偽る脳力45 地獄は自業自得の苦しみ

浄土真宗には地獄は存在しないのですが、地獄があるとしたら、それは生きている現世に存在していることになります。親鸞聖人の教えの中に「じごく」という言葉は出てこないわけではなくて、別の感じで書かれています。それは「自業苦」です。

これは前に書いたことの繰り返しになりますが、自業自得の自業で、自分が行ってきたことによって苦しむのは「自業苦」だとされています。これは何も悪いことや失敗をしたことを指しているだけではなく、自ら行ったことが結果として現れているということで、よいことをしても苦しむことがあります。

よい生活をしている人が今の生活を崩したくない、もっとよい生活をしたいと望み、それがかなえられないこと、思ったよりも歩みが鈍いことを苦しみのように感じることがあります。これも自業苦となります。

この苦しみを、楽に変える生活ができれば、業の苦が楽になるということで「業苦楽」(ごくらく)となります。自業苦がなければ業苦楽もない、つまり苦しみを感じて自分を変えることができた人は、すべて極楽に行ける極楽往生という発想です。

しかし、誰でも極楽に行ける、念仏を唱えるだけで極楽に行けるということではありません。阿弥陀如来に信心をすることで極楽に行くことができるということです。そのために地獄という概念がないので、一生懸命に信心しないと「地獄に落ちる」ということもありません。地獄に落ちたくなければ善行を積めばよい、と言って苦行や、苦行がわりの金品を求めるということもありません。

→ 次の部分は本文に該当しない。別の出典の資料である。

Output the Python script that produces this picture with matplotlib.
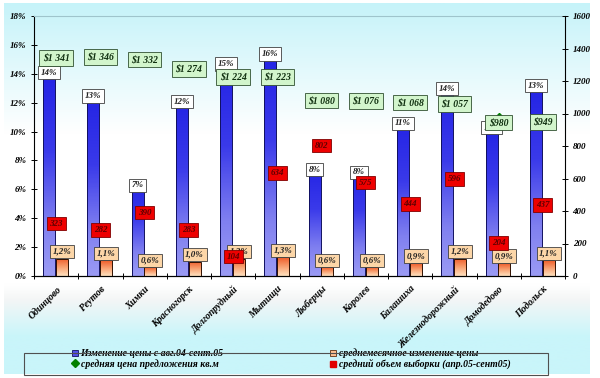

亡くなった人の魂は、この世に残っているわけではないので、お墓は祖先を偲ぶ場であって、そこで祈りを捧げると魂が現世に戻ってくることもありません。お盆は他宗では迎え火と送り火が行われますが、浄土真宗では送り火も迎え火もなく、お盆に行われていることも他宗と比較するまでは知りませんでした。お盆に墓参りをすることはあっても、これも故人や祖先を偲ぶために行くだけです。

現世で業苦楽(極楽)を感じることができれば、亡くなったときに即座に自動的に極楽浄土に行けるわけで、閻魔大王のお裁きを受けることもない、そもそも裁判が行われる冥土に行くこともないわけです。

自業苦を経験しなければ業苦楽もないということであれば、「苦しむことは修行のうち」と考えられることもあります。これにも異論があって、浄土真宗では苦行も坐禅もありません。

「自業苦」を経験しなければ絶対に極楽に行くことがないということではなくて、「自業苦」を感じた人であっても極楽に行くことができるということですが、この説明は他宗の方には理解しにくいことのようです。